Report: Perryman on (Traffic) Congestion

The costs are enormous—to the tune of $166B—according to M. Ray Perryman and a new Urban Mobility Report by the Texas A&M Transportation Institute. Sitting in traffic costs Americans wasted hours (8.8 billion) and fuel (3.3 billion).

Here's where we rank in Texas, and what we might do about it.

Americans waste 8.8 billion hours and 3.3 billion gallons of fuel due to congestion, according to a new Urban Mobility Report by the Texas A&M Transportation Institute (TTI)

M. Ray Perryman

M. Ray Perryman

That’s a direct price tag of $166 billion, according to M. Ray Perryman, head of The Perryman Group and distinguished professor at the International Institute for Advanced Studies. And congestion is at the highest level since the institute began tracking it in the early 1980s.
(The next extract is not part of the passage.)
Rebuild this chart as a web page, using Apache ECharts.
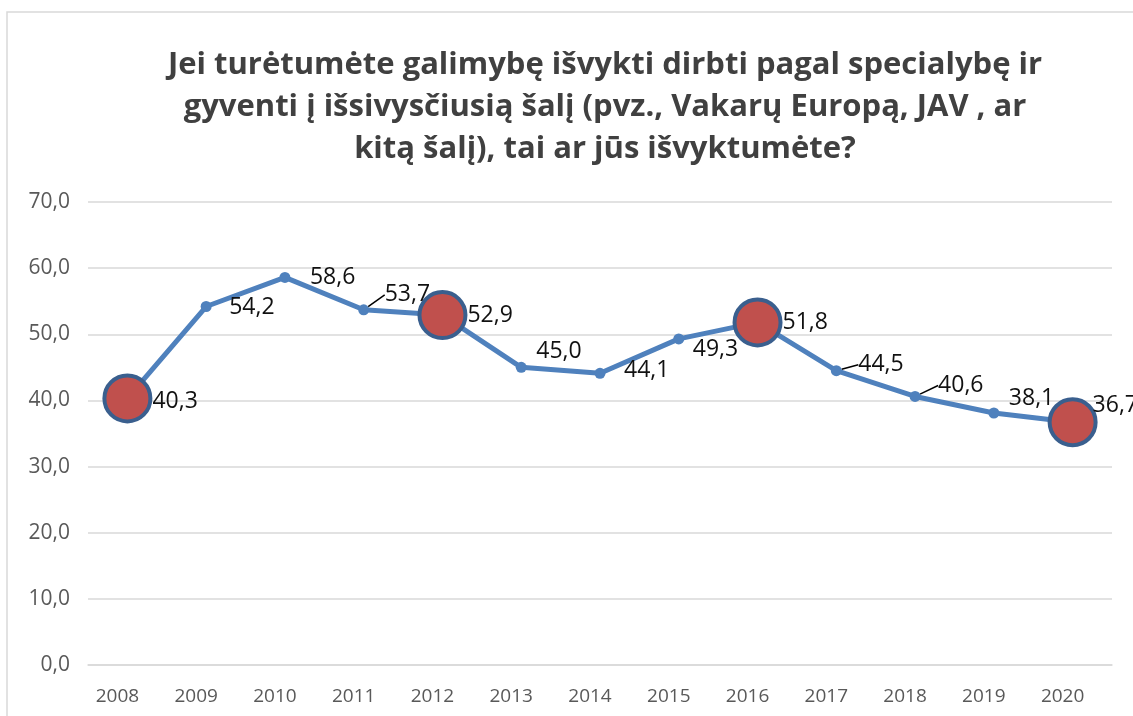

“Traffic congestion costs the US economy billions in wasted time, productivity, and fuel. It also negatively affects the quality of life and constrains potential growth,” he writes.

The issue is most pronounced in our largest population centers, he adds, although smaller areas are affected. The worst traffic issues are in the Los Angeles-Long Beach-Anaheim area: Commuters there spend an average of 119 hours per year in traffic delays.

How Texas stacks up

“In Texas, Dallas-Fort Worth ranks thirteenth with 67 hours of delays, ahead of Houston. Houston ranks ninth nationwide with 75 hours of delays per commuter per year. Austin is fourteenth at 66: “worse than a number of cities with notably larger populations,” Perryman continues.

San Antonio, averaging 51 hours of delays, is 34 nationally, with El Paso, Beaumont, McAllen, and Corpus Christi all in the 38 to 41-hour range.

Also troubling is that about a third of delays have stretched outside of peak hours, making “rush hour” expand to what amounts to several hours.

The report illustrates the delay per auto commuter in peak periods across the United States. [Source: 2017 commuters, Texas A&M Transportation Institute]

The report illustrates the delay per auto commuter in peak periods across the United States.
Click the image for an interactive map. [Source: 2017 commuters, Texas A&M Transportation Institute]

What can we do?

“Research by The Perryman Group has shown that investments in transportation infrastructure provide an annual return to the economy of more than 30%, yet budgetary commitments are often lacking,” Perryman notes.

It’s a problem in search of solutions: That can include initiatives such as “more lane-miles, varying toll rates, technological aids, mass transit expansion, and flexible schedules for workers,” he concludes.

The TTI’s 2019 Urban Mobility Report is an analysis of traffic conditions in some 494 urban areas across the United States, and points to the need to consider a full range of mobility improvement strategies. The 2019 edition, sponsored by the Texas Department of Transportation, uses highway inventory data from the Federal Highway Administration along with crowdsourced data from urban streets and highways, according to the Texas A&M Transportation Institute.